BREAKING:

The Echo Chamber Effect: Cultivating Empathy in a Polarized World

People on opposite of a road, the sun in the distant horizon as a symbol of hope.

Why Empathy Isn’t Optional Anymore

It’s a weird paradox. Although we’re more connected than ever, with phones constantly buzzing with updates and feeds scrolling endlessly, it feels like we’re all living on separate planets. That’s the echo chamber effect. Those aren’t just buzzwords but an actual mental bubble where the only voices you hear sound suspiciously like your own.

Comfortable? Sure. But over time, that comfort comes at a cost, and our ability to empathize fades. At Republic Of Peace, we believe empathy isn’t a luxury—it’s the glue that holds diverse societies together.
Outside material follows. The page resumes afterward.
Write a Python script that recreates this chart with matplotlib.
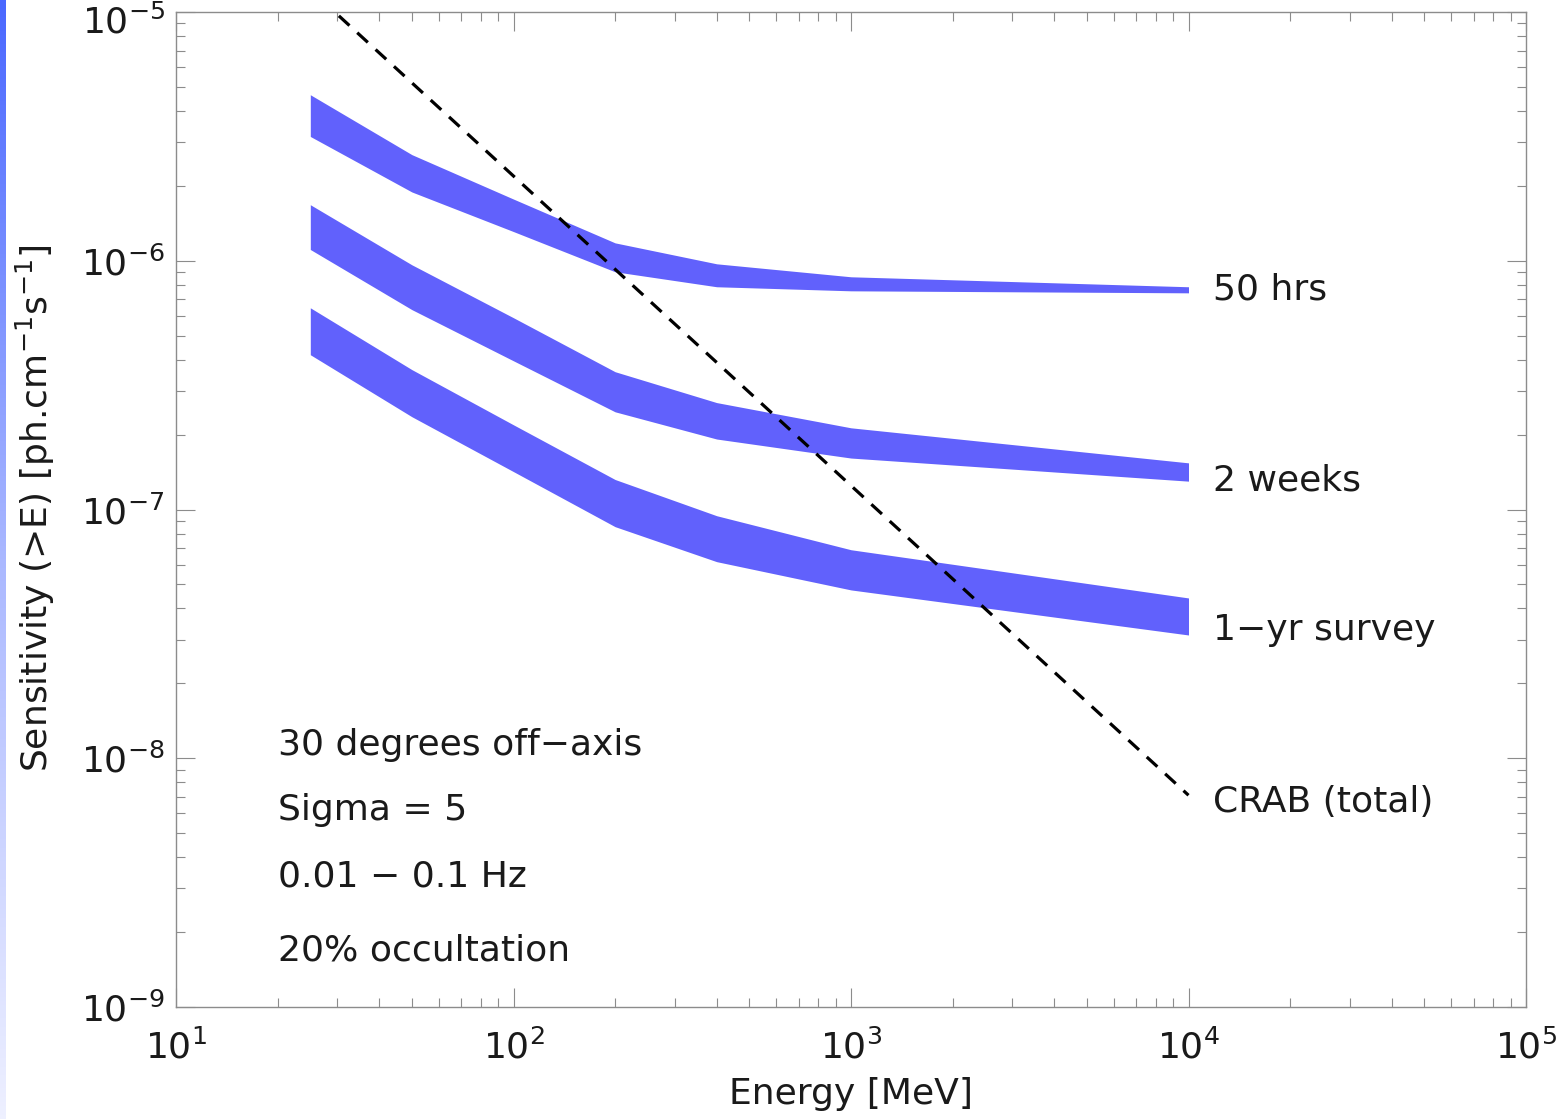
import matplotlib.pyplot as plt
import numpy as np
from matplotlib.ticker import LogLocator, NullFormatter, FuncFormatter
from matplotlib.colors import LinearSegmentedColormap

# band knots (MeV) and sensitivity limits
energy = [25, 50, 100, 200, 400, 1000, 10000]
hrs50_hi = [4.65e-6, 2.67e-6, 1.77e-6, 1.18e-6, 9.72e-7, 8.62e-7, 7.86e-7]
hrs50_lo = [3.16e-6, 1.89e-6, 1.31e-6, 9.03e-7, 7.86e-7, 7.57e-7, 7.43e-7]
weeks2_hi = [1.68e-6, 9.63e-7, 5.90e-7, 3.58e-7, 2.69e-7, 2.13e-7, 1.54e-7]
weeks2_lo = [1.11e-6, 6.36e-7, 3.96e-7, 2.47e-7, 1.92e-7, 1.61e-7, 1.30e-7]
yr1_hi = [6.47e-7, 3.65e-7, 2.19e-7, 1.32e-7, 9.44e-8, 6.89e-8, 4.41e-8]
yr1_lo = [4.19e-7, 2.36e-7, 1.42e-7, 8.53e-8, 6.17e-8, 4.75e-8, 3.13e-8]

crab_energy = [25, 10000]
crab_flux = [1.23e-5, 7.1e-9]

band_labels = ["50 hrs", "2 weeks", "1\u2212yr survey", "CRAB (total)"]
label_y = [6.97e-7, 1.19e-7, 2.99e-8, 6.08e-9]
notes = ["30 degrees off\u2212axis", "Sigma = 5", "0.01 \u2212 0.1 Hz", "20% occultation"]
y_ticks = [1e-9, 1e-8, 1e-7, 1e-6, 1e-5]

band_color = "#6161fc"
grey = "#8c8c8c"
ink = "#1a1a1a"
fs = 26


def pow10(v, pos=None):
    return "$\\mathdefault{10^{%d}}$" % int(round(np.log10(v)))


fig = plt.figure(figsize=(15.59, 11.19), dpi=100)

# blue slide edge on the left
strip = fig.add_axes([0, 0, 6 / 1559, 1])
grad = np.linspace(0, 1, 256).reshape(-1, 1)
cm = LinearSegmentedColormap.from_list("edge", ["#4a68ff", "#aab8ff", "#eef0ff"])
strip.imshow(grad, aspect="auto", cmap=cm, extent=[0, 1, 0, 1])
strip.axis("off")

ax = fig.add_axes([176 / 1559, 1 - 1007 / 1119, 1350 / 1559, 995 / 1119])

for lo, hi in [(hrs50_lo, hrs50_hi), (weeks2_lo, weeks2_hi), (yr1_lo, yr1_hi)]:
    ax.fill_between(energy, lo, hi, color=band_color, lw=0)

ax.plot(crab_energy, crab_flux, color="black", lw=2.3, dashes=(4.5, 3.3))

ax.set_xscale("log")
ax.set_yscale("log")
ax.set_xlim(10, 1e5)
ax.set_ylim(1e-9, 1e-5)

for lab, y in zip(band_labels, label_y):
    ax.text(1.18e4, y, lab, fontsize=fs, va="baseline", ha="left", color=ink)

note_y = [0.263, 0.198, 0.131, 0.057]
for t, y in zip(notes, note_y):
    ax.text(0.0756, y, t, transform=ax.transAxes, fontsize=fs, va="center",
            ha="left", color=ink)

for s in ax.spines.values():
    s.set_color(grey)
    s.set_linewidth(1.0)

for axis in (ax.xaxis, ax.yaxis):
    axis.set_major_locator(LogLocator(base=10, numticks=10))
    axis.set_minor_locator(LogLocator(base=10, subs=np.arange(2, 10), numticks=20))
    axis.set_minor_formatter(NullFormatter())

ax.set_yticks(y_ticks)
# top label sits a little lower in the original, drawn separately below
ax.yaxis.set_major_formatter(FuncFormatter(lambda v, p: "" if v > 5e-6 else pow10(v)))
ax.xaxis.set_major_formatter(FuncFormatter(pow10))

ax.tick_params(which="both", direction="in", top=True, right=True, color=grey,
               width=0.8, labelsize=fs, labelcolor=ink)
ax.tick_params(which="major", length=13.5)
ax.tick_params(which="minor", length=6.5)
ax.tick_params(axis="x", which="major", pad=16)
ax.tick_params(axis="y", which="major", pad=8)

fig.text(165 / 1559, 1 - 22 / 1119, pow10(y_ticks[-1]), fontsize=fs, ha="right",
         va="center", color=ink)

fig.text(851 / 1559, 1 - 1094 / 1119, "Energy [MeV]", fontsize=fs, ha="center",
         va="center", color=ink)
fig.text(35 / 1559, 1 - 508 / 1119, "Sensitivity (>E) [ph.cm$^{-1}$s$^{-1}$]",
         fontsize=fs, rotation=90, ha="center", va="center", color=ink)

fig.savefig("out.png", dpi=100)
So what’s going on? Blame the algorithms, maybe. Or our natural tendency to stick close to what feels familiar. Personalized feeds and one-sided narratives create silos so tight that genuine dialogue starts to feel like a lost art. And when everyone around you agrees with you, it’s easy to forget how to listen.

When Echoes Become Walls

Here’s the thing about echo chambers: they don’t just make you less informed—they make you less human, in a way. Slowly, subtly, they chip away at your ability to see others.

  • You start to assume you’re right by default. Everything you read backs you up. And everything that doesn’t must be wrong, or worse, could be dangerous.
  • People become “them.” Not just different but wrong, irrational, and even bad.
  • Dialogue dries up. Common ground gets buried beneath assumptions. Empathy becomes harder, then rarer, and finally, optional.
  • Big problems stay unsolved. Why? Because solving anything complex requires multiple angles. Echo chambers cancel out those angles before they even enter the room.

Recognizing the trap is step one. Escaping it takes practice. Here’s how.

5 Ways to Grow Empathy in a World That Feeds Division

Reaching across the divide towards a common goal of empathy and understanding.
Reaching across the divide towards a common goal.

Think of empathy like a muscle—it weakens with neglect but strengthens with use. Here are five ways to get back in shape:

1. Break the Algorithm Loop

If your media diet only confirms what you already believe, it’s time to mix it up. Read across the spectrum. Dive into long-form pieces, not just flashy headlines. You don’t need to agree with everything, but understanding starts with exposure.

Try this: If you usually lean left, read a thoughtful, right-leaning op-ed. Or vice versa. And don’t skim. Read the whole thing. Sit with the discomfort if it shows up.

2. Listen. Truly Listen.

Most of us listen to reply, not to understand. Flip that script.

Try this: Next time you’re in a conversation—even a heated one—pause. Allow the other person to speak uninterrupted for five minutes. Ask open-ended questions like, “What brought you to that conclusion?” instead of, “Don’t you think that’s wrong?”

It’s not about agreement. It’s about respect.

3. Talk to People Outside Your Bubble

Online debates don’t count. Go analog. Look for local forums, cultural events, interfaith meetups, and in-person spaces where diverse worldviews can come together.

Try this: Enter those spaces not to argue but to observe. What values do you both share under the surface? (Spoiler: safety, dignity, love for family, purpose.)

4. Imagine Their World—Literally

When a viewpoint clashes with yours, don’t shut down. Get curious. Ask yourself what life circumstances might lead someone to think that way.

Try this: Read fiction from a voice totally unlike your own. Watch a documentary about a group you don’t understand. Let stories get through to your heart like facts sometimes can’t:

5. Audit Your Own Biases

We all have blind spots. Not because we’re bad people, but because we’re human.

Try this: Journal after a heated conversation or a news story. What made you react? What assumptions were underneath that reaction? For a deeper dive, check out the Harvard Project Implicit bias tests. Awareness is uncomfortable yet vital.

One Conversation at a Time: The Republic Of Peace Mindset

Here’s the truth: empathy isn’t about being nice. It’s about being real and being willing to sit with complexity. To stop assuming. To start asking.

We’re not saying you have to agree with everyone. But what if your goal wasn’t to win the argument, but to better understand the human being across from you?

That’s the quiet revolution Republic Of Peace is calling for. Empathy as a daily practice. Connection as resistance. Peace is not an absence of conflict but the presence of understanding.

So, step outside your bubble. Ask better questions. Choose curiosity over certainty.

And watch what happens when people feel genuinely heard.